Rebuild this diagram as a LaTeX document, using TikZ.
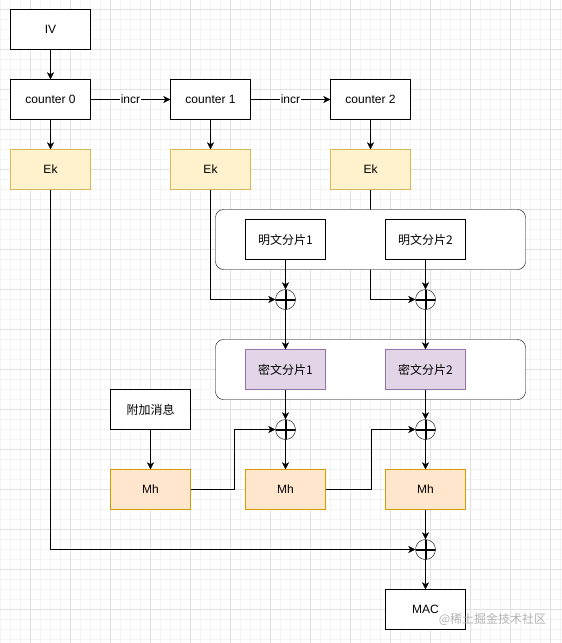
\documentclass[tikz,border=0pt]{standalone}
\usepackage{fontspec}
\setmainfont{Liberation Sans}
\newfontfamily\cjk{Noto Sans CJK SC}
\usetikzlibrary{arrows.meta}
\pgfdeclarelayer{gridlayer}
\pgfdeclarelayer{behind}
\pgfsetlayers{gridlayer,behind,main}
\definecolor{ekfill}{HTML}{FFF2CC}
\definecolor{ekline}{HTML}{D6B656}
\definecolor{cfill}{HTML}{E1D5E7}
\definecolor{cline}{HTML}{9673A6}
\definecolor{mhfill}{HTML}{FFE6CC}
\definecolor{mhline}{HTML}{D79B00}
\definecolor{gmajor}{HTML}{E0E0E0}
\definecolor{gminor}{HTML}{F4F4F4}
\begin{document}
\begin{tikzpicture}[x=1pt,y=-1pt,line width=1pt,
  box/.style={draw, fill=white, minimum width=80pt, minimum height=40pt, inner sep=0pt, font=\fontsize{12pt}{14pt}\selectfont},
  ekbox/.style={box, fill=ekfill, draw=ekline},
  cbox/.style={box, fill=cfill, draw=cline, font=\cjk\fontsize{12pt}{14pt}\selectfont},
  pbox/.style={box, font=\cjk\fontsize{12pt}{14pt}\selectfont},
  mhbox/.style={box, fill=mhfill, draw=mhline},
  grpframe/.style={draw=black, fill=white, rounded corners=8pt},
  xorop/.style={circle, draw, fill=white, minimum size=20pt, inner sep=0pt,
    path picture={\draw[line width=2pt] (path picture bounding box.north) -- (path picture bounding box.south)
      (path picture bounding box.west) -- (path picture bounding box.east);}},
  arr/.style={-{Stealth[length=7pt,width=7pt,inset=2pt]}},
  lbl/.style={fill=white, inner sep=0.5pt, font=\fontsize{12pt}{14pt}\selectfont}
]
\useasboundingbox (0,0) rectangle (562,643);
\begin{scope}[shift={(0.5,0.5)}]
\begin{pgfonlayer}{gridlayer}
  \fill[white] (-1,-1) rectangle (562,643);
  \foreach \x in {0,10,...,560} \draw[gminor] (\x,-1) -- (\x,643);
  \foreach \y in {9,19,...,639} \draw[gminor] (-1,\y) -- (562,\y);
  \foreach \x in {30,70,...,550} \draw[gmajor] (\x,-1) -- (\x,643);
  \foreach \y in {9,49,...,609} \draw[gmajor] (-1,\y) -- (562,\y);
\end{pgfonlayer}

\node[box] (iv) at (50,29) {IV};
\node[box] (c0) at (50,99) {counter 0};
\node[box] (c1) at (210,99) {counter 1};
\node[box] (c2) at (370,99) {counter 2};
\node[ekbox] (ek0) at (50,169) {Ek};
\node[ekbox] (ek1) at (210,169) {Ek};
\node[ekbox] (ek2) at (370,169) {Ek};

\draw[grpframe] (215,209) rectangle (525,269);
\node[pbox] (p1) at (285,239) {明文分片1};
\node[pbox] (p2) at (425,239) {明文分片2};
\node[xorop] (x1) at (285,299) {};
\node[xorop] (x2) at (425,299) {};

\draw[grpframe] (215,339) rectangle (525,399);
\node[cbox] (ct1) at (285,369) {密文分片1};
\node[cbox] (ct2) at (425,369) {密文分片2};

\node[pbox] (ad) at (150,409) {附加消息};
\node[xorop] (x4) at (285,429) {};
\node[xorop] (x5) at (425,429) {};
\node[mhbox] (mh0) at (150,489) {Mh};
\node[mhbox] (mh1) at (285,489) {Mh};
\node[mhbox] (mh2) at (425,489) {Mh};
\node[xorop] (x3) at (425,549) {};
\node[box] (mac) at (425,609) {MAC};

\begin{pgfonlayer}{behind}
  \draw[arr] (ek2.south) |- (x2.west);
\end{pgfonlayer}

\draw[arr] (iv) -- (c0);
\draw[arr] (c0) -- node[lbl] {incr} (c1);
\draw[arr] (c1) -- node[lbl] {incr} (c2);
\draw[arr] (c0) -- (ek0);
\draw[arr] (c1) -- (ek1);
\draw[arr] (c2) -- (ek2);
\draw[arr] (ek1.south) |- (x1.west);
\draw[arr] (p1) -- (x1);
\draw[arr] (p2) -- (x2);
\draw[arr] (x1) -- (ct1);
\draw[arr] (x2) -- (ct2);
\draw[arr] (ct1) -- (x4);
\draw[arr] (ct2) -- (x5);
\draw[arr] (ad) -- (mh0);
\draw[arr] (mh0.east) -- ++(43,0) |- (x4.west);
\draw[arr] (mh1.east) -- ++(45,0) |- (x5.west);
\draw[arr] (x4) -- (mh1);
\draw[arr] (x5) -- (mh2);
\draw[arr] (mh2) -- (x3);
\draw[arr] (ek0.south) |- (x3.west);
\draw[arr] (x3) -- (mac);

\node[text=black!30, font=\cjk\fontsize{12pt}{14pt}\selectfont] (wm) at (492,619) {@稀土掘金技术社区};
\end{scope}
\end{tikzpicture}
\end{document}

□ □ □ □ □ □ □

- [TO DO]: Retype the listing exactly. Pictures do not belong in the copy.

- [RESPONSE TO THIS EXERCISE]:
Rebuild this diagram as a LaTeX document, using TikZ.
\documentclass[tikz,border=0pt]{standalone}
\usepackage{fontspec}
\setmainfont{Liberation Sans}
\newfontfamily\cjk{Noto Sans CJK SC}
\usetikzlibrary{arrows.meta}
\pgfdeclarelayer{gridlayer}
\pgfdeclarelayer{behind}
\pgfsetlayers{gridlayer,behind,main}
\definecolor{ekfill}{HTML}{FFF2CC}
\definecolor{ekline}{HTML}{D6B656}
\definecolor{cfill}{HTML}{E1D5E7}
\definecolor{cline}{HTML}{9673A6}
\definecolor{mhfill}{HTML}{FFE6CC}
\definecolor{mhline}{HTML}{D79B00}
\definecolor{gmajor}{HTML}{E0E0E0}
\definecolor{gminor}{HTML}{F4F4F4}
\begin{document}
\begin{tikzpicture}[x=1pt,y=-1pt,line width=1pt,
  box/.style={draw, fill=white, minimum width=80pt, minimum height=40pt, inner sep=0pt, font=\fontsize{12pt}{14pt}\selectfont},
  ekbox/.style={box, fill=ekfill, draw=ekline},
  cbox/.style={box, fill=cfill, draw=cline, font=\cjk\fontsize{12pt}{14pt}\selectfont},
  pbox/.style={box, font=\cjk\fontsize{12pt}{14pt}\selectfont},
  mhbox/.style={box, fill=mhfill, draw=mhline},
  grpframe/.style={draw=black, fill=white, rounded corners=8pt},
  xorop/.style={circle, draw, fill=white, minimum size=20pt, inner sep=0pt,
    path picture={\draw[line width=2pt] (path picture bounding box.north) -- (path picture bounding box.south)
      (path picture bounding box.west) -- (path picture bounding box.east);}},
  arr/.style={-{Stealth[length=7pt,width=7pt,inset=2pt]}},
  lbl/.style={fill=white, inner sep=0.5pt, font=\fontsize{12pt}{14pt}\selectfont}
]
\useasboundingbox (0,0) rectangle (562,643);
\begin{scope}[shift={(0.5,0.5)}]
\begin{pgfonlayer}{gridlayer}
  \fill[white] (-1,-1) rectangle (562,643);
  \foreach \x in {0,10,...,560} \draw[gminor] (\x,-1) -- (\x,643);
  \foreach \y in {9,19,...,639} \draw[gminor] (-1,\y) -- (562,\y);
  \foreach \x in {30,70,...,550} \draw[gmajor] (\x,-1) -- (\x,643);
  \foreach \y in {9,49,...,609} \draw[gmajor] (-1,\y) -- (562,\y);
\end{pgfonlayer}

\node[box] (iv) at (50,29) {IV};
\node[box] (c0) at (50,99) {counter 0};
\node[box] (c1) at (210,99) {counter 1};
\node[box] (c2) at (370,99) {counter 2};
\node[ekbox] (ek0) at (50,169) {Ek};
\node[ekbox] (ek1) at (210,169) {Ek};
\node[ekbox] (ek2) at (370,169) {Ek};

\draw[grpframe] (215,209) rectangle (525,269);
\node[pbox] (p1) at (285,239) {明文分片1};
\node[pbox] (p2) at (425,239) {明文分片2};
\node[xorop] (x1) at (285,299) {};
\node[xorop] (x2) at (425,299) {};

\draw[grpframe] (215,339) rectangle (525,399);
\node[cbox] (ct1) at (285,369) {密文分片1};
\node[cbox] (ct2) at (425,369) {密文分片2};

\node[pbox] (ad) at (150,409) {附加消息};
\node[xorop] (x4) at (285,429) {};
\node[xorop] (x5) at (425,429) {};
\node[mhbox] (mh0) at (150,489) {Mh};
\node[mhbox] (mh1) at (285,489) {Mh};
\node[mhbox] (mh2) at (425,489) {Mh};
\node[xorop] (x3) at (425,549) {};
\node[box] (mac) at (425,609) {MAC};

\begin{pgfonlayer}{behind}
  \draw[arr] (ek2.south) |- (x2.west);
\end{pgfonlayer}

\draw[arr] (iv) -- (c0);
\draw[arr] (c0) -- node[lbl] {incr} (c1);
\draw[arr] (c1) -- node[lbl] {incr} (c2);
\draw[arr] (c0) -- (ek0);
\draw[arr] (c1) -- (ek1);
\draw[arr] (c2) -- (ek2);
\draw[arr] (ek1.south) |- (x1.west);
\draw[arr] (p1) -- (x1);
\draw[arr] (p2) -- (x2);
\draw[arr] (x1) -- (ct1);
\draw[arr] (x2) -- (ct2);
\draw[arr] (ct1) -- (x4);
\draw[arr] (ct2) -- (x5);
\draw[arr] (ad) -- (mh0);
\draw[arr] (mh0.east) -- ++(43,0) |- (x4.west);
\draw[arr] (mh1.east) -- ++(45,0) |- (x5.west);
\draw[arr] (x4) -- (mh1);
\draw[arr] (x5) -- (mh2);
\draw[arr] (mh2) -- (x3);
\draw[arr] (ek0.south) |- (x3.west);
\draw[arr] (x3) -- (mac);

\node[text=black!30, font=\cjk\fontsize{12pt}{14pt}\selectfont] (wm) at (492,619) {@稀土掘金技术社区};
\end{scope}
\end{tikzpicture}
\end{document}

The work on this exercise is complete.